La législation contraindrait les banques à communiquer les profits réalisés, les impôts payés et les subventions reçues pays par pays, ainsi que le chiffre d'affaires et le nombre d'employés. Ces informations devront être transmises à la Commission européenne à partir de 2014 et au grand public dès 2015.
L'accord politique devra être approuvé par les États membres et par le Parlement en plénière. Il sera soumis au Conseil ECOFIN du 5 mars 2013 qui décidera à la majorité qualifiée, sans possibilité de veto. Le vote du PE est prévu lors de la session des 15-18 avril. Une fois l'accord approuvé, les États membres devront intégrer les règles dans le droit national d'ici le 1er janvier 2014.
Le Premier ministre britannique David Cameron, dont le pays ne peut pas s’opposer avec un veto à l’accord entre Parlement européen et Conseil sur Bâle III, a exigé que les nouvelles règles soient appliquées de manière telle qu’elles prennent en considération les besoins spécifiques de la City de Londres, source de 12 % des recettes de l’Etat britannique et de 10 % de son PIB. "Contrairement aux autres Etats membres de l’UE, nous avons de grandes banques internationales qui ont leur siège en Grande-Bretagne et qui sont actives dans le monde entier", a-t-il expliqué.
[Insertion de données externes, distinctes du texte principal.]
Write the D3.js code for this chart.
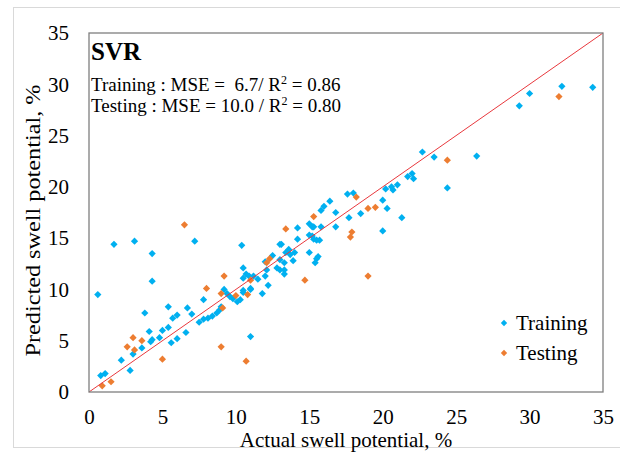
<!DOCTYPE html>
<html>
<head>
<meta charset="utf-8">
<script src="https://cdn.jsdelivr.net/npm/d3@7"></script>
<style>
    body { margin: 0; background: #fff; }
    text { font-family: "Liberation Serif", "Times New Roman", serif; fill: #000; }
</style>
</head>
<body>
<div id="chart"></div>
<script>
(function () {

    // actual swell potential, predicted swell potential (%)
    const TRAINING = [
        [1.7, 14.4], [3.1, 14.7], [4.3, 13.5], [4.3, 10.8], [0.6, 9.5], [7.2, 14.7], [10.4, 14.3],
        [3.8, 7.7], [5.4, 8.3], [6.7, 8.2], [5.7, 7.2], [6.0, 7.5], [7.0, 7.6],
        [4.1, 5.9], [5.0, 6.0], [5.4, 6.3], [4.8, 5.3], [4.2, 4.9], [4.3, 5.1], [3.6, 4.3],
        [5.6, 4.8], [6.0, 5.2], [6.6, 5.8], [3.0, 3.7], [2.2, 3.1], [2.8, 2.1], [0.8, 1.6], [1.1, 1.8],
        [7.8, 9.0], [7.5, 6.8], [7.8, 7.1], [8.1, 7.2], [8.4, 7.4], [8.7, 7.7], [8.9, 8.0], [9.0, 8.3],
        [9.2, 10.0], [9.4, 9.6], [9.6, 9.3], [9.8, 9.1], [10.1, 8.8], [10.3, 9.0], [10.5, 9.7],
        [10.5, 9.9], [11.0, 10.0], [11.0, 10.1], [10.5, 12.1], [10.7, 11.5], [10.5, 11.1], [10.9, 11.3],
        [11.2, 11.3], [11.5, 11.0], [11.8, 9.6], [12.0, 11.3], [12.2, 10.4], [12.0, 12.7], [12.1, 11.9],
        [12.5, 13.3], [13.0, 12.9], [12.8, 12.1], [13.0, 11.9], [13.0, 14.4], [13.1, 14.4], [13.3, 11.9],
        [13.3, 11.5], [13.4, 13.6], [13.6, 13.9], [13.7, 13.4], [14.0, 13.6], [13.9, 12.8], [13.3, 12.6],
        [14.2, 16.0], [14.2, 14.9], [15.0, 16.4], [15.2, 16.1], [15.0, 15.3], [15.2, 15.2], [15.3, 14.9],
        [15.5, 14.8], [15.7, 14.8], [15.0, 13.6], [15.5, 13.0], [15.6, 13.2], [15.4, 12.6],
        [15.8, 17.7], [16.0, 18.1], [16.4, 18.6], [16.8, 17.5], [16.8, 16.1], [17.7, 17.0], [15.3, 16.1],
        [15.8, 16.1], [17.6, 19.3], [18.0, 19.4], [18.5, 17.4], [20.0, 18.7], [20.3, 17.9], [20.0, 15.7],
        [20.2, 19.8], [20.6, 20.0], [20.7, 19.7], [21.0, 20.2], [21.3, 17.0], [21.7, 21.0], [22.0, 21.3],
        [22.1, 20.8], [22.7, 23.4], [23.5, 22.9], [26.4, 23.0], [24.4, 19.9],
        [29.3, 27.9], [30.0, 29.1], [32.2, 29.8], [34.3, 29.7], [11.0, 5.4]
    ]

    const TESTING = [
        [0.9, 0.6], [1.5, 1.0], [3.0, 5.3], [2.6, 4.4], [3.1, 4.1], [3.6, 5.0], [5.0, 3.2],
        [6.5, 16.3], [8.0, 10.1], [9.2, 11.3], [9.0, 9.6], [9.1, 8.2], [9.0, 4.4], [10.7, 3.0],
        [10.0, 9.4], [10.8, 9.5], [11.0, 10.9], [12.1, 12.6], [12.3, 13.0], [13.4, 15.9], [15.3, 17.1],
        [14.7, 10.9], [17.9, 15.6], [17.8, 15.1], [18.2, 19.0], [19.0, 17.9], [19.5, 18.0], [19.0, 11.3],
        [24.4, 22.6], [32.0, 28.8]
    ]

    const TICKS = [0, 5, 10, 15, 20, 25, 30, 35]
    const SERIES = ["Training", "Testing"]
    const COLORS = ["#00b0f0", "#ed7d31"]

    const width = 620, height = 452
    const plot = { left: 89, right: 603, top: 33, bottom: 392 }

    const svg = d3.select("#chart")
        .append("svg")
        .attr("width", width)
        .attr("height", height)

    // faint frame around the whole figure
    svg.append("rect")
        .attr("x", 13.5).attr("y", 7.5)
        .attr("width", 640).attr("height", 440)
        .attr("fill", "none")
        .attr("stroke", "#d9d9d9")

    const xScale = d3.scaleLinear().domain([0, 35]).range([plot.left, plot.right])
    const yScale = d3.scaleLinear().domain([0, 35]).range([plot.bottom, plot.top])

    svg.append("g")
        .attr("transform", `translate(0,${plot.bottom})`)
        .call(d3.axisBottom(xScale).tickValues(TICKS).tickSize(0).tickPadding(17))
        .call(g => g.select(".domain").remove())
        .selectAll("text")
        .attr("font-size", 21)
        .attr("font-family", "Liberation Serif")

    svg.append("g")
        .attr("transform", `translate(${plot.left},0)`)
        .call(d3.axisLeft(yScale).tickValues(TICKS).tickSize(0).tickPadding(20))
        .call(g => g.select(".domain").remove())
        .selectAll("text")
        .attr("font-size", 21)
        .attr("font-family", "Liberation Serif")

    const diamond = d3.symbol(d3.symbolSquare, 26)

    SERIES.forEach((name, i) => {
        const data = i === 0 ? TRAINING : TESTING
        svg.append("g")
            .selectAll("path")
            .data(data)
            .enter()
            .append("path")
            .attr("d", diamond)
            .attr("fill", COLORS[i])
            .attr("transform", d => `translate(${xScale(d[0])},${yScale(d[1])}) rotate(45)`)
    })

    // 1:1 line
    svg.append("line")
        .attr("x1", xScale(0)).attr("y1", yScale(0))
        .attr("x2", xScale(35)).attr("y2", yScale(35))
        .attr("stroke", "#e8383d")
        .attr("stroke-width", 1)

    svg.append("rect")
        .attr("x", plot.left).attr("y", plot.top)
        .attr("width", plot.right - plot.left).attr("height", plot.bottom - plot.top)
        .attr("fill", "none")
        .attr("stroke", "#7f7f7f")
        .attr("stroke-width", 1.3)

    svg.append("text")
        .attr("x", 91).attr("y", 60)
        .attr("font-size", 25)
        .attr("font-weight", "bold")
        .text("SVR")

    const stats = [
        ["Training : MSE =  6.7/ R", "2", " = 0.86"],
        ["Testing : MSE = 10.0 / R", "2", " = 0.80"]
    ]
    stats.forEach((s, i) => {
        const t = svg.append("text")
            .attr("x", 91).attr("y", 91 + i * 21)
            .attr("font-size", 19)
            .style("white-space", "pre")
        t.append("tspan").text(s[0])
        t.append("tspan").attr("font-size", 12).attr("dy", -7).text(s[1])
        t.append("tspan").attr("dy", 7).text(s[2])
    })

    const legend = svg.append("g")
    SERIES.forEach((name, i) => {
        legend.append("path")
            .attr("d", d3.symbol(d3.symbolSquare, 20))
            .attr("fill", COLORS[i])
            .attr("transform", `translate(504,${323 + i * 30}) rotate(45)`)
        legend.append("text")
            .attr("x", 516).attr("y", 330 + i * 30)
            .attr("font-size", 21)
            .text(name)
    })

    svg.append("text")
        .attr("x", (plot.left + plot.right) / 2).attr("y", 447)
        .attr("text-anchor", "middle")
        .attr("font-size", 21)
        .text("Actual swell potential, %")

    svg.append("text")
        .attr("transform", `translate(40,${(plot.top + plot.bottom) / 2 + 8}) rotate(-90)`)
        .attr("text-anchor", "middle")
        .attr("font-size", 21)
        .attr("textLength", 272)
        .attr("lengthAdjust", "spacingAndGlyphs")
        .text("Predicted swell potential, %")

})()
</script>
</body>
</html>
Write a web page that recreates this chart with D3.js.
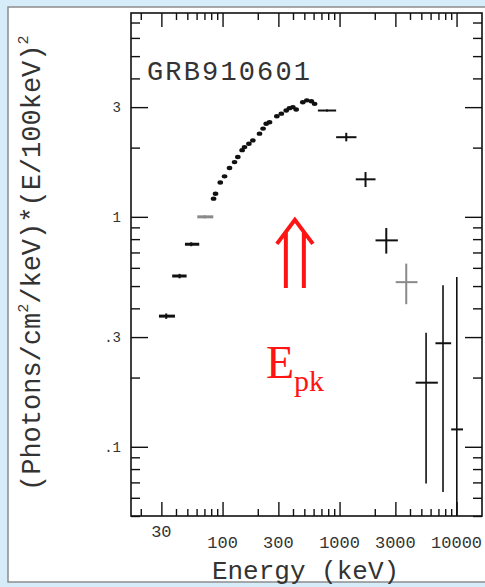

Le maire de Londres Boris Johnson, un ancien journaliste de la presse populaire anglaise eurosceptique et familier des salles de presse de Bruxelles et de Strasbourg, a critiqué l'accord sur un ton nettement plus âpre. "Le meilleur résultat que cette mesure peut espérer atteindre est un soutien à Zurich, Singapour et New York aux dépens d'une UE en difficulté", a réagi le maire conservateur de Londres, cité par l’AFP. "Les gens vont se demander pourquoi nous restons dans l'UE si celle-ci persiste dans ce genre de politiques contre-productives. Bruxelles ne peut pas contrôler le marché mondial des talents dans le domaine bancaire et ne peut pas décider de la paie des banquiers à travers le monde", a-t-il fait valoir. Et il a rajouté : "C'est peut-être la mesure la plus illusoire en provenance de l'Europe depuis que Dioclétien a tenté de fixer le prix des denrées à travers l'Empire romain."
Pour la confédération patronale britannique CBI, l’accord pourrait établir "un dangereux précédent et s'étendre à d'autres secteurs, entamant les perspectives d'emploi et de croissance".